From the first line of the listing below to the line with "const rmsTicks = [0,1,2,3,4,5];", print each line exactly, and nothing more. Leave out the pictures.
----- Recorded data -----
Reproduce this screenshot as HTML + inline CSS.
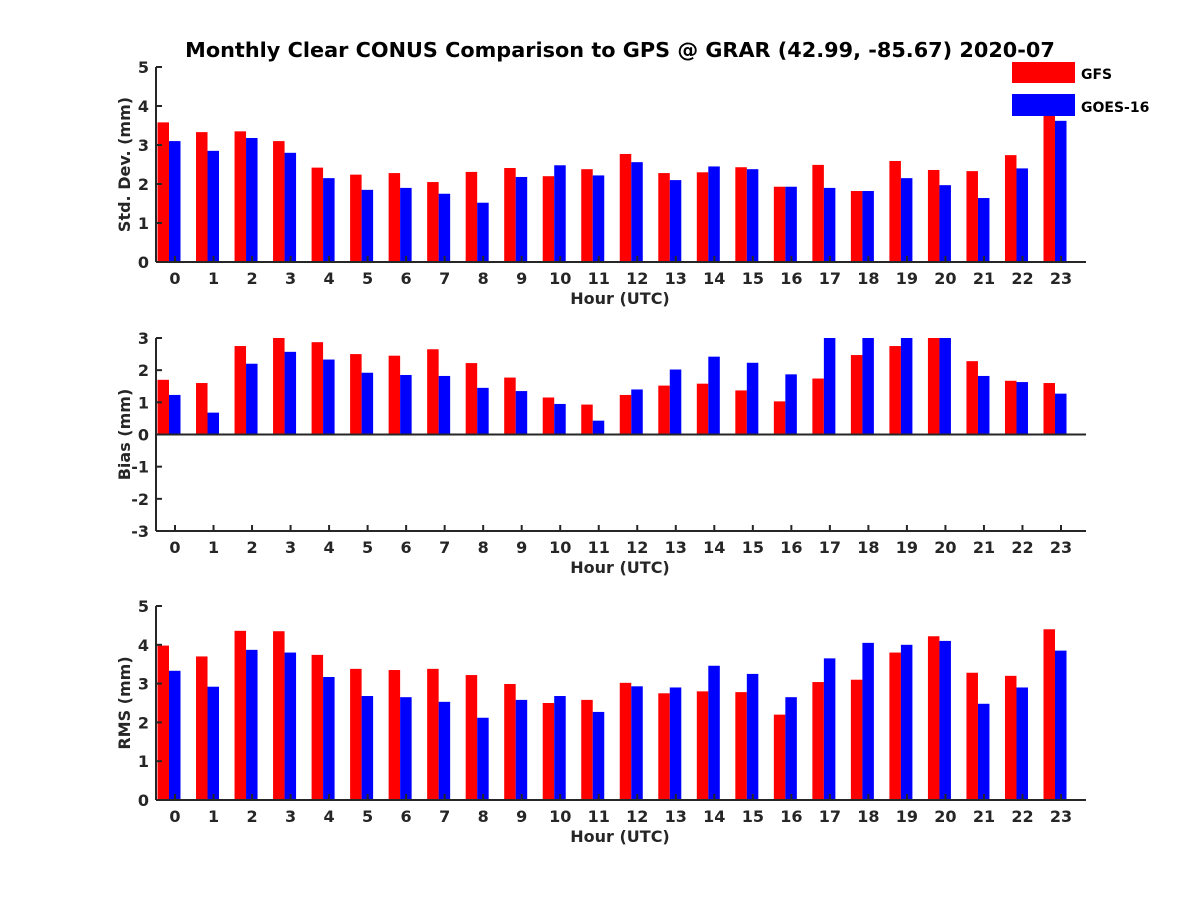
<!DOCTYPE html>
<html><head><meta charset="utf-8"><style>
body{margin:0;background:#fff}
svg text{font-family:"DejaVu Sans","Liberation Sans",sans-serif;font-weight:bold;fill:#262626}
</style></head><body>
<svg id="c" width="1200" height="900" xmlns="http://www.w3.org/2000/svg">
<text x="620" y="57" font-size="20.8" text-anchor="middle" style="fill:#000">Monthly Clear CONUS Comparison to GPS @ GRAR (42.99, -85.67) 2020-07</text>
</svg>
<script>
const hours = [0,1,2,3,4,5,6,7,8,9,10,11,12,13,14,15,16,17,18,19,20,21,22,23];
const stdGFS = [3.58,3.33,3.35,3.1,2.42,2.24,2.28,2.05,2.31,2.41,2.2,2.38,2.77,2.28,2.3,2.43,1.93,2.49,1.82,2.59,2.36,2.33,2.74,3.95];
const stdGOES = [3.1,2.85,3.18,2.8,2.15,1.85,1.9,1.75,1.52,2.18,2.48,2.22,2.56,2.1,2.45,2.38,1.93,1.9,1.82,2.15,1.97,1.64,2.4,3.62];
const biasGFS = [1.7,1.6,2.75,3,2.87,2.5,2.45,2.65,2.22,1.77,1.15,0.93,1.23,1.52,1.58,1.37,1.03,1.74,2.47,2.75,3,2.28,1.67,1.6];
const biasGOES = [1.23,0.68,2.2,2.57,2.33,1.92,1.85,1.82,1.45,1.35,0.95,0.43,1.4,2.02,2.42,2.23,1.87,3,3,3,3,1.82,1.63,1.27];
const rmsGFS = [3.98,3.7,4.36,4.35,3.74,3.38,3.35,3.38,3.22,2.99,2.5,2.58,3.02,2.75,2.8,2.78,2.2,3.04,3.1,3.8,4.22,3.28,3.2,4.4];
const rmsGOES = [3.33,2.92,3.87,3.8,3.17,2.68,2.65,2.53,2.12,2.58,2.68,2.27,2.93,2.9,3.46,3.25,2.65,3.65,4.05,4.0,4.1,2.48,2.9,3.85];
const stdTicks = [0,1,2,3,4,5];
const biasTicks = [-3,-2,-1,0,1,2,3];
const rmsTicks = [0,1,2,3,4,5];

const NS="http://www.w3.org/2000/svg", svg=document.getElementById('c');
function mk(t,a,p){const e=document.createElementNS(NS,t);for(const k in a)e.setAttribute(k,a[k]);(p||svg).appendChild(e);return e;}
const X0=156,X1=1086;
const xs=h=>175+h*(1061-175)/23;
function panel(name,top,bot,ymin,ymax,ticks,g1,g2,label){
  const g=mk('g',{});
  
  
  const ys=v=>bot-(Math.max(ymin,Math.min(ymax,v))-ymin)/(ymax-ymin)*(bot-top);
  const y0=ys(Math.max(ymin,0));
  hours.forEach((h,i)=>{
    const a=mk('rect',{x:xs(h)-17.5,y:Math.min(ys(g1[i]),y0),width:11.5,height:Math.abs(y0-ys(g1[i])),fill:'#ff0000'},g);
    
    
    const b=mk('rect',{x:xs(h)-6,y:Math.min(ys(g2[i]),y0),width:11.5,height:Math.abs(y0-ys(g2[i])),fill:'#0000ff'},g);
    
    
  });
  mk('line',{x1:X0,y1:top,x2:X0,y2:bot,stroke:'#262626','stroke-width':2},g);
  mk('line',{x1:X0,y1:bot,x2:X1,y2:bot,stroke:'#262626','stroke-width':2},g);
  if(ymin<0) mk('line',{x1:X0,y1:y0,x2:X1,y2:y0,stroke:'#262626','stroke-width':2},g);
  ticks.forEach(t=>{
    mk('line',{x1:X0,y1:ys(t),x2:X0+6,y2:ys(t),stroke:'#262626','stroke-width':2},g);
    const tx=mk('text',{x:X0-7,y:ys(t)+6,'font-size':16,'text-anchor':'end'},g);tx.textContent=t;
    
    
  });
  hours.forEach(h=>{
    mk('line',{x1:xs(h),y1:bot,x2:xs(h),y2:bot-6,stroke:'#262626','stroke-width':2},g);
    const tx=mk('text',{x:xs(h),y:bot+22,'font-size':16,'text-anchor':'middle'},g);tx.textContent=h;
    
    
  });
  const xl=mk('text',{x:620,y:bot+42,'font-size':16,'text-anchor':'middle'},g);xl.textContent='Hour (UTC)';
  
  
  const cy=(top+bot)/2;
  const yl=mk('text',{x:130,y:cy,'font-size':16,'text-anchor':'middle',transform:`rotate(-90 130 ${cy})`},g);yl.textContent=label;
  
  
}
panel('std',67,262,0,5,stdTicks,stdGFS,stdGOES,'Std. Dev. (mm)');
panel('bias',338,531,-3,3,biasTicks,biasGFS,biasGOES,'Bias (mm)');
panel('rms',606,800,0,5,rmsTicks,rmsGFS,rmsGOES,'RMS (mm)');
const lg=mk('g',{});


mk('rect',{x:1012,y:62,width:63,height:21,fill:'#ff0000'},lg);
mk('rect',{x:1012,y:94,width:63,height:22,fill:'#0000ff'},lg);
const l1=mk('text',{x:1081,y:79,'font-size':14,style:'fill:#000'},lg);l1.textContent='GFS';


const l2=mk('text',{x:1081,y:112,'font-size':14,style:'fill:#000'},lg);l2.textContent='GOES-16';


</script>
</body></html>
-----
__Exercise result__.
Reproduce this screenshot as HTML + inline CSS.
<!DOCTYPE html>
<html><head><meta charset="utf-8"><style>
body{margin:0;background:#fff}
svg text{font-family:"DejaVu Sans","Liberation Sans",sans-serif;font-weight:bold;fill:#262626}
</style></head><body>
<svg id="c" width="1200" height="900" xmlns="http://www.w3.org/2000/svg">
<text x="620" y="57" font-size="20.8" text-anchor="middle" style="fill:#000">Monthly Clear CONUS Comparison to GPS @ GRAR (42.99, -85.67) 2020-07</text>
</svg>
<script>
const hours = [0,1,2,3,4,5,6,7,8,9,10,11,12,13,14,15,16,17,18,19,20,21,22,23];
const stdGFS = [3.58,3.33,3.35,3.1,2.42,2.24,2.28,2.05,2.31,2.41,2.2,2.38,2.77,2.28,2.3,2.43,1.93,2.49,1.82,2.59,2.36,2.33,2.74,3.95];
const stdGOES = [3.1,2.85,3.18,2.8,2.15,1.85,1.9,1.75,1.52,2.18,2.48,2.22,2.56,2.1,2.45,2.38,1.93,1.9,1.82,2.15,1.97,1.64,2.4,3.62];
const biasGFS = [1.7,1.6,2.75,3,2.87,2.5,2.45,2.65,2.22,1.77,1.15,0.93,1.23,1.52,1.58,1.37,1.03,1.74,2.47,2.75,3,2.28,1.67,1.6];
const biasGOES = [1.23,0.68,2.2,2.57,2.33,1.92,1.85,1.82,1.45,1.35,0.95,0.43,1.4,2.02,2.42,2.23,1.87,3,3,3,3,1.82,1.63,1.27];
const rmsGFS = [3.98,3.7,4.36,4.35,3.74,3.38,3.35,3.38,3.22,2.99,2.5,2.58,3.02,2.75,2.8,2.78,2.2,3.04,3.1,3.8,4.22,3.28,3.2,4.4];
const rmsGOES = [3.33,2.92,3.87,3.8,3.17,2.68,2.65,2.53,2.12,2.58,2.68,2.27,2.93,2.9,3.46,3.25,2.65,3.65,4.05,4.0,4.1,2.48,2.9,3.85];
const stdTicks = [0,1,2,3,4,5];
const biasTicks = [-3,-2,-1,0,1,2,3];
const rmsTicks = [0,1,2,3,4,5];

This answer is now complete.